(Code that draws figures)
━━━━━━
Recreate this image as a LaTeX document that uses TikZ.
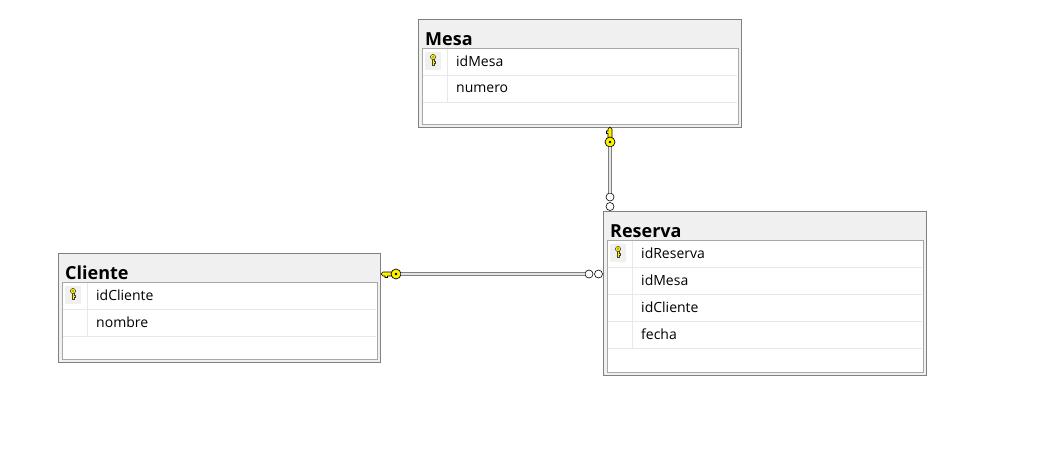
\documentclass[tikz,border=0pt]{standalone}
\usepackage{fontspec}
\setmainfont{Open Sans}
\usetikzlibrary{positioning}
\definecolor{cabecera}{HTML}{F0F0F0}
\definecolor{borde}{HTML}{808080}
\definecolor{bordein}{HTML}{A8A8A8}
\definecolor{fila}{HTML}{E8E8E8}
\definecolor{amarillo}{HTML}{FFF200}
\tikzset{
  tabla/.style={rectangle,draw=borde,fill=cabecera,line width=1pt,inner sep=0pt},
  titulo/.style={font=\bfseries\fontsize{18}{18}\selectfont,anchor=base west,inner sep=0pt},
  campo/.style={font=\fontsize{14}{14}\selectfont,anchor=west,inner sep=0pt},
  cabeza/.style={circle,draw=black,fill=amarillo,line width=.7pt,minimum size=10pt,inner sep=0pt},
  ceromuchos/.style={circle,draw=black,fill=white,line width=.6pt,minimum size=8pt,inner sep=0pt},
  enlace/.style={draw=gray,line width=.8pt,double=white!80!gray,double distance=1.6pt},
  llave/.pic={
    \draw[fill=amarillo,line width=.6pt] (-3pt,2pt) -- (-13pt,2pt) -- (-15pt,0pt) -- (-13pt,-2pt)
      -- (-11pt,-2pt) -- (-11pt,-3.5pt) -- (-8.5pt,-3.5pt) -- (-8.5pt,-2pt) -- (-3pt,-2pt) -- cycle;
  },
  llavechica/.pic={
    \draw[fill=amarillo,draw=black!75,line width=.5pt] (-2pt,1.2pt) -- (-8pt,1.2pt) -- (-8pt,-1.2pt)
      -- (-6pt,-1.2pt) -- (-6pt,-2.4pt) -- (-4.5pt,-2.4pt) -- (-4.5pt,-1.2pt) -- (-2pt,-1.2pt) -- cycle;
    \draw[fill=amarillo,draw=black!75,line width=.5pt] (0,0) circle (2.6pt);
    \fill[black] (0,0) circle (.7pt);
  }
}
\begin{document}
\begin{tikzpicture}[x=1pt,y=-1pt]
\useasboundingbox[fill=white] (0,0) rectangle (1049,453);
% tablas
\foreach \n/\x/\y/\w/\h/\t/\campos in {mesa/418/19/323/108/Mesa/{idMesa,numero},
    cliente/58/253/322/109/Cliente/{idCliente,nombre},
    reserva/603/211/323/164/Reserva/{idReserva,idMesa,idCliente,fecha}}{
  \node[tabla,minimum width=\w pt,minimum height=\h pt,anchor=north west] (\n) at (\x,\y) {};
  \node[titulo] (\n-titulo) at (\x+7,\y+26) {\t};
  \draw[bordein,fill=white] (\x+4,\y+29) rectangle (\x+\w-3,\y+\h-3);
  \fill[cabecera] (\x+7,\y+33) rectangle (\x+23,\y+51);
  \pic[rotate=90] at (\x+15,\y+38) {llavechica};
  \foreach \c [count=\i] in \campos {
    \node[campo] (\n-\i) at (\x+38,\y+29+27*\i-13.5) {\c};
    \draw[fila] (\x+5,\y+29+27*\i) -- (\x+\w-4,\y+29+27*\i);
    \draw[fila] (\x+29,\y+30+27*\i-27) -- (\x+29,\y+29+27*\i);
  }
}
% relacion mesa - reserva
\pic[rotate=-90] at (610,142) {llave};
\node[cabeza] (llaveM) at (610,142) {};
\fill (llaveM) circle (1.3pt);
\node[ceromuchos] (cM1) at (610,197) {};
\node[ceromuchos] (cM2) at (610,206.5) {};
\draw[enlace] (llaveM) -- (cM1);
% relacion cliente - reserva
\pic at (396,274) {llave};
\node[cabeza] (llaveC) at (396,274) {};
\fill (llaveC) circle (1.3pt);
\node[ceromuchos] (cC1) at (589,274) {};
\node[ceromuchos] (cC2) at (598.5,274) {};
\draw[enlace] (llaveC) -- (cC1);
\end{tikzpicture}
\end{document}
━━━━━━
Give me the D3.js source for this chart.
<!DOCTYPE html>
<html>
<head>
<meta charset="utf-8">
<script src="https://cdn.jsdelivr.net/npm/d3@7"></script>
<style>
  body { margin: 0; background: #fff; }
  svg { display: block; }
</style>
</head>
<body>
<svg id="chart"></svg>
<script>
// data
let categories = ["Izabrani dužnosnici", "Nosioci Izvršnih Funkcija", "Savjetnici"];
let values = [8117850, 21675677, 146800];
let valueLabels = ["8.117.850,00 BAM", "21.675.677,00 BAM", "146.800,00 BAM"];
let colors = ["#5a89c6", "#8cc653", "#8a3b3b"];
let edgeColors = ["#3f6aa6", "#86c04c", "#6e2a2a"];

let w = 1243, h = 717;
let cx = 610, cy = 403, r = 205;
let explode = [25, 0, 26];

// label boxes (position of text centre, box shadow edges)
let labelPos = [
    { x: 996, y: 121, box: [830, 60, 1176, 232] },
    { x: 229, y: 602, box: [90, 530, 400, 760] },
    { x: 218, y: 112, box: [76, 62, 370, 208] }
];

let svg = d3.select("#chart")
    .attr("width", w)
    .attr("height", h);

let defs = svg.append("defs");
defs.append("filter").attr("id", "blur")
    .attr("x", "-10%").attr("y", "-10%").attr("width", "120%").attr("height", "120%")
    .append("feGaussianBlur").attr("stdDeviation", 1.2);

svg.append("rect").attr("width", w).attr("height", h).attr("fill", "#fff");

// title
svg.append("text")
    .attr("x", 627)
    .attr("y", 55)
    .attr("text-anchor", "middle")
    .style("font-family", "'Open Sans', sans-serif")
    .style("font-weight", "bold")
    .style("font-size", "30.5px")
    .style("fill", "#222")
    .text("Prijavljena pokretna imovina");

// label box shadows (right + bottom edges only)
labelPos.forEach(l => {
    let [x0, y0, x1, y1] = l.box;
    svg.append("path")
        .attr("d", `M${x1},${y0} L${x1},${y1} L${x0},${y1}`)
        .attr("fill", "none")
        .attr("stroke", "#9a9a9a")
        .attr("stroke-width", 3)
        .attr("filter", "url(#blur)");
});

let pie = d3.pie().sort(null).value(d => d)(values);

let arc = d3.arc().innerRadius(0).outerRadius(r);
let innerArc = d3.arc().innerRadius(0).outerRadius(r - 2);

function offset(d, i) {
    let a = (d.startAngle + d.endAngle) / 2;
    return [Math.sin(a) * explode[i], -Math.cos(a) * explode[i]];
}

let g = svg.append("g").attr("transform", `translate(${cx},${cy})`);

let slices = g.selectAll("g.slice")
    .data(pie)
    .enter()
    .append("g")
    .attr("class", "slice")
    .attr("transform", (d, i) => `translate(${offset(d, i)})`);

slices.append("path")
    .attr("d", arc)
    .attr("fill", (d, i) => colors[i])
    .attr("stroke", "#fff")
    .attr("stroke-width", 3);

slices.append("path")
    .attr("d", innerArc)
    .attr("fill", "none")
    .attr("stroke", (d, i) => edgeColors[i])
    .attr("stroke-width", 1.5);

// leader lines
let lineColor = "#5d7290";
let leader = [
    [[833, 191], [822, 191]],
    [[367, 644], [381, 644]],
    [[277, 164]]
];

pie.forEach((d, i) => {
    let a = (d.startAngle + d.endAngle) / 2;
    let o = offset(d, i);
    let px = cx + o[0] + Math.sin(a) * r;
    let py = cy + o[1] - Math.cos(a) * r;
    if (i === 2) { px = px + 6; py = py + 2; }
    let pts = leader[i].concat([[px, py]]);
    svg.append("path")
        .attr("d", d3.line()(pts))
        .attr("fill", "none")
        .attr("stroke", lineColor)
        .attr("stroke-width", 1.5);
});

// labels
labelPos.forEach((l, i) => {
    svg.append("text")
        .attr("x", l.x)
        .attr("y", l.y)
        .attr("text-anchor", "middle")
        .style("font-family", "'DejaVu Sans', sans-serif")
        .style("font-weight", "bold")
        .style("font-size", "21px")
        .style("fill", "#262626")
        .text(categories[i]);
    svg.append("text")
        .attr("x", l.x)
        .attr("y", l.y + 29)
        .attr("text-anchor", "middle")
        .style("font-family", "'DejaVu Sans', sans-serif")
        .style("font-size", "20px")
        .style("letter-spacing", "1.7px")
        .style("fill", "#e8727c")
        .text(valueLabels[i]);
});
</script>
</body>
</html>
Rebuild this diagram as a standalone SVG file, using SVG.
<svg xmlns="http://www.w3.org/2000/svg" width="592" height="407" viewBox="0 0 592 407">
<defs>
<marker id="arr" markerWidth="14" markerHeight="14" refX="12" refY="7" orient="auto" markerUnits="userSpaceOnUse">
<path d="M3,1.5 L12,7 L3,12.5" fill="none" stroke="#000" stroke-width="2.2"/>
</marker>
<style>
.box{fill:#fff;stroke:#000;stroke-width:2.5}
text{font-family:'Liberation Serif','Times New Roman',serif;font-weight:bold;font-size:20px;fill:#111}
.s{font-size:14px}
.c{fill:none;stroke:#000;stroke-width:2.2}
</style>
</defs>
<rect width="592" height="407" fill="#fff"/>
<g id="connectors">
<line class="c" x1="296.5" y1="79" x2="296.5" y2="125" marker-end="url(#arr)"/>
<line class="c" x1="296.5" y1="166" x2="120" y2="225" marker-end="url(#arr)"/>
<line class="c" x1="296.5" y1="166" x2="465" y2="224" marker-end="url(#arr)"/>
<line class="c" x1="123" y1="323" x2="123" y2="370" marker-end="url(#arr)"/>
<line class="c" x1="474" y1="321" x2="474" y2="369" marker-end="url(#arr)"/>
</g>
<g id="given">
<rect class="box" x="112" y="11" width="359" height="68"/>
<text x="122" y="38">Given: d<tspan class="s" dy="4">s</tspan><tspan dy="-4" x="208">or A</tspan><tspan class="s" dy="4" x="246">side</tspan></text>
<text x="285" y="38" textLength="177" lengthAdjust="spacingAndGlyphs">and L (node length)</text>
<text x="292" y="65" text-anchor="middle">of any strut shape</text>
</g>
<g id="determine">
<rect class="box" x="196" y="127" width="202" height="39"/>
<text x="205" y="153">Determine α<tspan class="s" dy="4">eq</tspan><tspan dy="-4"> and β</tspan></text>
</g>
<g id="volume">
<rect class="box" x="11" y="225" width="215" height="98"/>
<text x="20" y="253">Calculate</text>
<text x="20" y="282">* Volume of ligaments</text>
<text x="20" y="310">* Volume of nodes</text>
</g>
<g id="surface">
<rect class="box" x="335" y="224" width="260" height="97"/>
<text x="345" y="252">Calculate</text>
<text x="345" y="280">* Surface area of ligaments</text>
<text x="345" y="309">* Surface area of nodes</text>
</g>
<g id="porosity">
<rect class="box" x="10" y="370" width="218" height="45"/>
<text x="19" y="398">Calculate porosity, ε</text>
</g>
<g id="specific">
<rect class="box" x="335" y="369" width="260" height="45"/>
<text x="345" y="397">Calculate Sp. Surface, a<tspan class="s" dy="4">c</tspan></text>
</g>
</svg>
━━━━━━
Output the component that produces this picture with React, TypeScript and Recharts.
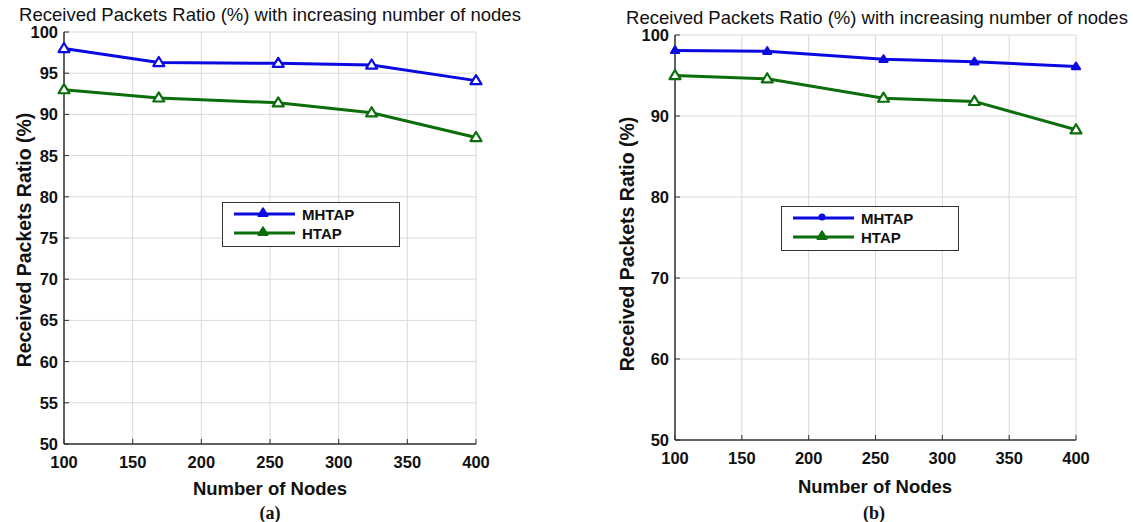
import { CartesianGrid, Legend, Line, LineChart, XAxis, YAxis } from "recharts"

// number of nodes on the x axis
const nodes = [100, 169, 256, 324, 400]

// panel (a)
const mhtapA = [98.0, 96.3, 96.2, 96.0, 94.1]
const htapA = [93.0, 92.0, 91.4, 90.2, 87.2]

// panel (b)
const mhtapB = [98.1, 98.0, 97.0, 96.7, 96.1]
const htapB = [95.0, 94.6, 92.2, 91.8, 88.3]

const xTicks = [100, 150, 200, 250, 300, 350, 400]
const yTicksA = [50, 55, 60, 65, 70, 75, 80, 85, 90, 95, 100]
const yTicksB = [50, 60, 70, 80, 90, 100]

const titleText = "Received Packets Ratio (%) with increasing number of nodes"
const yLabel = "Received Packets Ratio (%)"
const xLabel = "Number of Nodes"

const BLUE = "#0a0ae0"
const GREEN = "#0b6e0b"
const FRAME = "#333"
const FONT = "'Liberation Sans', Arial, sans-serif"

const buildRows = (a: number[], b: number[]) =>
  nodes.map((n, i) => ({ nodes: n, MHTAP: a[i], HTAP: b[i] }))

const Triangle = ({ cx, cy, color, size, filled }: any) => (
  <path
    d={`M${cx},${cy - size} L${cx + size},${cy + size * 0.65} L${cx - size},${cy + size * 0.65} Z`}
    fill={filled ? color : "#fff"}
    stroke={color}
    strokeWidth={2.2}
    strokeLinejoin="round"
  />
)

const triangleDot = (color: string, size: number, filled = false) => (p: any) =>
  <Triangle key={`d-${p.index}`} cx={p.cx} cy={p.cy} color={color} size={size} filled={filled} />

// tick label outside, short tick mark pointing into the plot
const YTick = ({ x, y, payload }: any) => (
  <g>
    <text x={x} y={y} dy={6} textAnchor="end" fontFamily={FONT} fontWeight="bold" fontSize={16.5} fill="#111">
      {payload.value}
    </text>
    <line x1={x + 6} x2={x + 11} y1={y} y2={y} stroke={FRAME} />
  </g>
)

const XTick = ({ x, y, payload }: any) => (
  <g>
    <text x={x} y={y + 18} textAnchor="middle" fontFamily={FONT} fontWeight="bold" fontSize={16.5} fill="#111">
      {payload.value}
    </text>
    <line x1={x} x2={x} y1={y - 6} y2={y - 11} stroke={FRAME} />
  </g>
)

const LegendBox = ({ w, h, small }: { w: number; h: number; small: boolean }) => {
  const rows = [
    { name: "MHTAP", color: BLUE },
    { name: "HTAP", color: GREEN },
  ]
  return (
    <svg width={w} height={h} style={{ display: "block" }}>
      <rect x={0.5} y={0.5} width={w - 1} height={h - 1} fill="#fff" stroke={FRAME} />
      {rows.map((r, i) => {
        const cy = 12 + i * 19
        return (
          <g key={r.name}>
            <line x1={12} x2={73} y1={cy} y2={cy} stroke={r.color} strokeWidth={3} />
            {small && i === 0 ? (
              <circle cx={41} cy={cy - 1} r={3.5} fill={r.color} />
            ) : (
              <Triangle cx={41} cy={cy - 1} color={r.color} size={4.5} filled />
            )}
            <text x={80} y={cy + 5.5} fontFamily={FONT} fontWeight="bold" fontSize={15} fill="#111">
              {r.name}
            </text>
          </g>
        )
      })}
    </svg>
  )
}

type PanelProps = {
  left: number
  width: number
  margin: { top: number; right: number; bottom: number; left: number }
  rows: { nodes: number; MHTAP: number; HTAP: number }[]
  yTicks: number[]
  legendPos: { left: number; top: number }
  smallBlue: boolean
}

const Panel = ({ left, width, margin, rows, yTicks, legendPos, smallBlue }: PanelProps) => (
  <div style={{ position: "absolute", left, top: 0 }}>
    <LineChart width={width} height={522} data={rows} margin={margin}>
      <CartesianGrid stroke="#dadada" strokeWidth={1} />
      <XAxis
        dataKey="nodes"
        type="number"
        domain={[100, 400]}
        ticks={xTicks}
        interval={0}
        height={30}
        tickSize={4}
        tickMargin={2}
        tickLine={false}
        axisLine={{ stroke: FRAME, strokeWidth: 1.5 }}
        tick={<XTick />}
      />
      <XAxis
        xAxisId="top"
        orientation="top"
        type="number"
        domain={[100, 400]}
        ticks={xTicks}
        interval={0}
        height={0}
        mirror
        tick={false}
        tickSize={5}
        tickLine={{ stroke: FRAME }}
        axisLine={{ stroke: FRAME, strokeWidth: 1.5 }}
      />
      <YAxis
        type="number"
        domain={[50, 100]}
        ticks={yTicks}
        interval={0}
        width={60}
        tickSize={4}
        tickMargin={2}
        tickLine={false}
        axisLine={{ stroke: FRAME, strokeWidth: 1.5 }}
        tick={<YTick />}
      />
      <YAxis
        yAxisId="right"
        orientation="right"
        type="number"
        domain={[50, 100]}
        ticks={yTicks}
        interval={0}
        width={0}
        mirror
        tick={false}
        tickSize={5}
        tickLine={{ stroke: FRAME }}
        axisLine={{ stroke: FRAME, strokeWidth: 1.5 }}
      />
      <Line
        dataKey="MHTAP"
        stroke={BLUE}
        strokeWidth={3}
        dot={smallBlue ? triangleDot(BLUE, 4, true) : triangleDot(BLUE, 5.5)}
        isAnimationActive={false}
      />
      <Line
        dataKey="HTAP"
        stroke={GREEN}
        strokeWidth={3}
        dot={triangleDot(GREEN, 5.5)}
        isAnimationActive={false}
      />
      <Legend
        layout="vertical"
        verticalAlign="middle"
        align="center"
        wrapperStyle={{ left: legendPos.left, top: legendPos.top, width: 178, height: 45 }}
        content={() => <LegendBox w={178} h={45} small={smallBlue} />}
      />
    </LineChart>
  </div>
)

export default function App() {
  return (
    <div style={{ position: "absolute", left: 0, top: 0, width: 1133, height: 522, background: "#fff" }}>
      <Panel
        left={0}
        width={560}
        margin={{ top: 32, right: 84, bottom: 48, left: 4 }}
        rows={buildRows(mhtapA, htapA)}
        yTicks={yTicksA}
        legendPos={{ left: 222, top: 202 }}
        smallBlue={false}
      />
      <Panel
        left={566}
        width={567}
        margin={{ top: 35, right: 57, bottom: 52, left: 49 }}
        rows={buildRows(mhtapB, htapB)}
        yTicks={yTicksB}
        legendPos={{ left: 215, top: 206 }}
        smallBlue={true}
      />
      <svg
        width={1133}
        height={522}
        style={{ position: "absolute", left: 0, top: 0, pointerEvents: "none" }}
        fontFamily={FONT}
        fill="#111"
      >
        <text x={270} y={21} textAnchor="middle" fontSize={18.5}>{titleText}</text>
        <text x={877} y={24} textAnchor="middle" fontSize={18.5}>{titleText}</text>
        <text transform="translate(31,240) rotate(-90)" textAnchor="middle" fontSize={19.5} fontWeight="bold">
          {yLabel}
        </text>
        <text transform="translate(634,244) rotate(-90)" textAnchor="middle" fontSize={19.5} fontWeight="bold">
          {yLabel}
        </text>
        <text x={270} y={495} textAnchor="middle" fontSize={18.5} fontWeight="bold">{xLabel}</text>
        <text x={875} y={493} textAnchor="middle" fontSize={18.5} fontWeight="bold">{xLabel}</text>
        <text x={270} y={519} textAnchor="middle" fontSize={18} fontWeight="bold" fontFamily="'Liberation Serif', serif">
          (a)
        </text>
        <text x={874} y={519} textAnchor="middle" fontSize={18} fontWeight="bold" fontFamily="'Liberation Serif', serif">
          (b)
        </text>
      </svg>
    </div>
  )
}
━━━━━━
**Do this**
Copy exactly the material above from the line with "Output the component" to the line with "const htapA = [93.0, 92.0, 91.4, 90.2, 87.2]", ends included, and nothing else. Leave out any picture.

**Exercise response**
Output the component that produces this picture with React, TypeScript and Recharts.
import { CartesianGrid, Legend, Line, LineChart, XAxis, YAxis } from "recharts"

// number of nodes on the x axis
const nodes = [100, 169, 256, 324, 400]

// panel (a)
const mhtapA = [98.0, 96.3, 96.2, 96.0, 94.1]
const htapA = [93.0, 92.0, 91.4, 90.2, 87.2]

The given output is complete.